Council President Saunteel Jenkins began the meeting by reminding spectators the council would postpone its vote on the lease plan until Monday.
The agreement calls for a 30-year lease of the island with the option for two, 15-year renewals. The deal is expected to save the city $4 million to $6 million annually.
Jenkins explained the panel is still discussing the alternative proposal and wants it to be prepared if members vote down the lease approved last week by Gov. Rick Snyder and Emergency Manager Kevyn Orr.
Jenkins, along with council members Andre Spivey, Ken Cockrel Jr., JoAnn Watson, Brenda Jones and James Tate listened as speakers unloaded on the plan.
“I’m opposed to any lease of Belle Isle,” Detroit resident Cecily McClellan said. “There is misinformation and disinformation about the island.
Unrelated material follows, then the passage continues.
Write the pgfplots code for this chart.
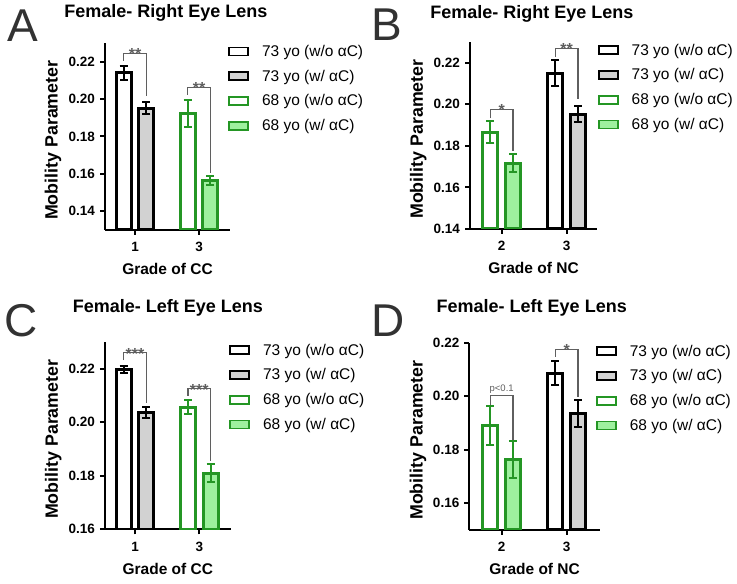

The state has shown this is a power grab. The corporate media is working on behalf of the state of Michigan: it’s a sad day in the city of Detroit.”
McClellan earned a few “amens’ from the crowd when she touched on Thursday’s sentencing of former Detroit mayor Kwame Kilpatrick on corruption charges.
Watson earned points with the crowd when she pointed out the claim by Snyder that the city would save $6 million in expenses if the city were allowed to lease Belle Isle.
“That’s not the same as money on the table,” Watson said. “No money is exchanging hands.”
Watson said she had also put in a request for an appearance before the council by City of Detroit Chief Financial Officer Jim Bonsall for his recent remark asking if he could “shoot someone in a hoodie” on Angel’s Night.
“I have something to say to him,” Watson said.
Bonsall has since released an official apology saying it was never his intention to offend anyone.
If the council rejects the lease deal on Monday, it has seven days to come up with an alternative that would save the same amount of money or more.
The decision will ultimately be made by the state’s Emergency Loan Board, according to the state’s emergency manager law. Three Snyder appointees comprise the loan board.